[America Through the Spectacles of an Oriental Diplomat by Wu Tingfang]@TWC D-Link bookAmerica Through the Spectacles of an Oriental Diplomat CHAPTER 13 6/36
The United States has a Pure Food Department, but I think it might learn a great deal that it does not know if it were to send a commission to China to study life in the Buddhist monasteries, where only sanitary, healthful food is consumed. It is always a surprise to me that people are so indifferent to the kind of food they take.
Public health officers are useful officials, but when we have become more civilized each individual will be his own health officer. Some of the well-known Chinese dishes are very relishable and should not be overlooked by chefs and dinner hostesses.
I refer to the sharks' fins, and birds' nest--the Eastern counterpart of the Western piece de resistance--the terrapin.
From a hygienic point of view sharks' fins may not be considered as very desirable, seeing they are part of the shark, but they are certainly not worse, and are perhaps better, than what is called the "high and tender" pheasant, and other flesh foods which are constantly found on Western dining tables, and which are so readily eaten by connoisseurs.
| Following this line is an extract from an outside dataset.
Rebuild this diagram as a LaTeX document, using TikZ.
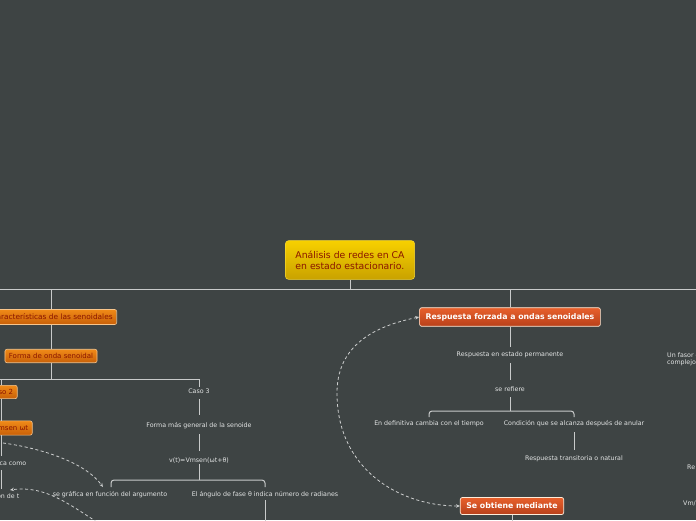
\documentclass[tikz,border=0pt]{standalone}
\usepackage{fontspec}
\setmainfont{DejaVu Sans}
\usetikzlibrary{arrows.meta}
\definecolor{bg}{HTML}{3E4444}
\definecolor{ln}{HTML}{C8CACA}
\definecolor{tx}{HTML}{E2E4E4}
\definecolor{darkred}{HTML}{8A1500}
\definecolor{rtop}{HTML}{E8602C}
\definecolor{rbot}{HTML}{B8401A}
\definecolor{otop}{HTML}{F08A18}
\definecolor{obot}{HTML}{C86008}
\definecolor{ytop}{HTML}{F7D000}
\definecolor{ybot}{HTML}{C9A200}
\begin{document}
\begin{tikzpicture}[x=1pt,y=-1pt,
  every node/.style={inner sep=1pt},
  txt/.style={font=\fontsize{6.3}{7.5}\selectfont, text=tx},
  rootbox/.style={rounded corners=3pt, draw=ytop!80!white, line width=0.5pt, top color=ytop, bottom color=ybot, text=darkred, font=\fontsize{9.3}{11}\selectfont, align=left, inner xsep=10pt, inner ysep=10pt},
  obox/.style={rounded corners=2pt, draw=otop!50!white, line width=0.6pt, top color=otop, bottom color=obot, text=darkred, font=\fontsize{7}{8}\selectfont, inner xsep=4pt, inner ysep=4pt},
  rbox/.style={rounded corners=2pt, draw=white!85!orange, line width=0.7pt, top color=rtop, bottom color=rbot, text=white, font=\bfseries\fontsize{7.8}{9}\selectfont, inner xsep=6pt, inner ysep=5.5pt},
  conn/.style={draw=ln, line width=1pt},
  dashline/.style={draw=ln!90!white, line width=0.8pt, dash pattern=on 3pt off 2.5pt},
  tipend/.style={-{Stealth[length=4pt,width=3.5pt,open]}},
]
\fill[bg] (0,0) rectangle (696,520);
\useasboundingbox (0,0) rectangle (696,520);

% root
\node[rootbox] (root) at (350,260) {Análisis de redes en CA\\en estado estacionario.};
\coordinate (bl) at (0,289);
\coordinate (br) at (696,289);
\coordinate (bmid) at (350,289);
\draw[conn] (bl) -- (br);
\draw[conn] (root.south) -- (bmid);

% left branch
\node[obox, anchor=east, font=\fontsize{7.4}{8}\selectfont, inner ysep=4.5pt] (car) at (117,317) {Características de las senoidales};
\coordinate (bcar) at (51,289);
\draw[conn] (bcar) -- (bcar |- car.north);
\node[obox] (forma) at (51,356) {Forma de onda senoidal};
\draw[conn] (bcar |- car.south) -- (forma.north);
\coordinate (bf) at (51,379);
\coordinate (bfl) at (0,379);
\coordinate (bfr) at (199,379);
\draw[conn] (forma.south) -- (bf);
\draw[conn] (bfl) -- (bfr);

\node[obox, anchor=east] (caso2) at (17.5,392) {Caso 2};
\coordinate (c2t) at (1.5,379);
\draw[conn] (c2t) -- (c2t |- caso2.north);
\node[obox, anchor=east] (vms) at (32.5,428) {v(t)=Vmsen ωt};
\draw[conn] (c2t |- caso2.south) -- (c2t |- vms.north);
\node[txt, anchor=east] (gcomo) at (27.5,464) {Se grafica como};
\draw[conn] (c2t |- vms.south) -- (1.5,456);
\node[txt, anchor=east] (fdt) at (20.5,496) {En función de t};
\draw[conn] (1.5,470) -- (1.5,489);

% caso 3 column
\node[txt] (caso3) at (199,391) {Caso 3};
\draw[conn] (bfr) -- (caso3.north);
\node[txt] (fmg) at (199,426) {Forma más general de la senoide};
\draw[conn] (199,399) -- (199,415);
\node[txt] (vt) at (199,460) {v(t)=Vmsen(ωt+θ)};
\draw[conn] (199,434) -- (199,451);
\coordinate (vtb) at (199,480);
\draw[conn] (vt.south) -- (vtb);
\node[txt] (sgf) at (110,495) {se gráfica en función del argumento};
\node[txt] (ang) at (265,495) {El ángulo de fase θ indica número de radianes};
\draw[conn, rounded corners=3pt] (111,487) -- (111,480) -- (265,480) -- (265,487);
\coordinate (angb) at (265,521);
\draw[conn] (ang.south) ++(0,1) -- (angb);

% dashed connectors left
\coordinate (d1s) at (3,443);
\coordinate (a1) at (103,487);
\coordinate (d2s) at (97,522);
\coordinate (a2) at (10,490);
\draw[dashline, tipend] (d1s) .. controls (40,448) and (85,462) .. (a1);
\draw[dashline, tipend] (d2s) .. controls (70,505) and (45,485) .. (a2);

% right branch
\node[rbox] (resp) at (510,317) {Respuesta forzada a ondas senoidales};
\coordinate (bresp) at (510,289);
\draw[conn] (bresp) -- (resp.north);
\node[txt] (rep) at (510,355) {Respuesta en estado permanente};
\draw[conn] (resp.south) -- (510,347);
\node[txt] (ser) at (510,389) {se refiere};
\draw[conn] (510,363) -- (510,380);
\draw[conn] (510,397) -- (510,411);
\draw[conn, rounded corners=3pt] (429,417) -- (429,411) -- (574,411) -- (574,417);
\node[txt] (edc) at (429,424) {En definitiva cambia con el tiempo};
\node[txt] (cqs) at (574,424) {Condición que se alcanza después de anular};
\node[txt] (rtn) at (574,459) {Respuesta transitoria o natural};
\draw[conn] (574,432) -- (574,450);

\node[rbox] (sob) at (512,506) {Se obtiene mediante};
\coordinate (sobb) at (512,521);
\draw[conn] (sob.south) -- (sobb);

\draw[dashline, {Stealth[length=4pt,width=3.5pt,open]}-{Stealth[length=4pt,width=3.5pt,open]}]
  (resp.west) .. controls (375,326) and (336,345) .. (337,395)
  .. controls (338,470) and (400,506) .. (sob.west);

% far right partial texts
\node[txt, anchor=west, align=left] (fasor) at (666,359) {Un fasor es un número\\complejo};
\node[txt, anchor=west] (re) at (686,467) {Re};
\node[txt, anchor=west] (vm) at (682,503) {Vm/θ};
\end{tikzpicture}
\end{document}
Birds' nest soup is far superior to turtle soup, and I have the opinion of an American chemist who analyzed it, that it is innocuous and minus the injurious uric acid generated by animal flesh, the cause of rheumatic and similar painful complaints. The "chop suey" supplied in the Chinese restaurants in New York, Chicago, and other places, seems to be a favorite dish with the American public.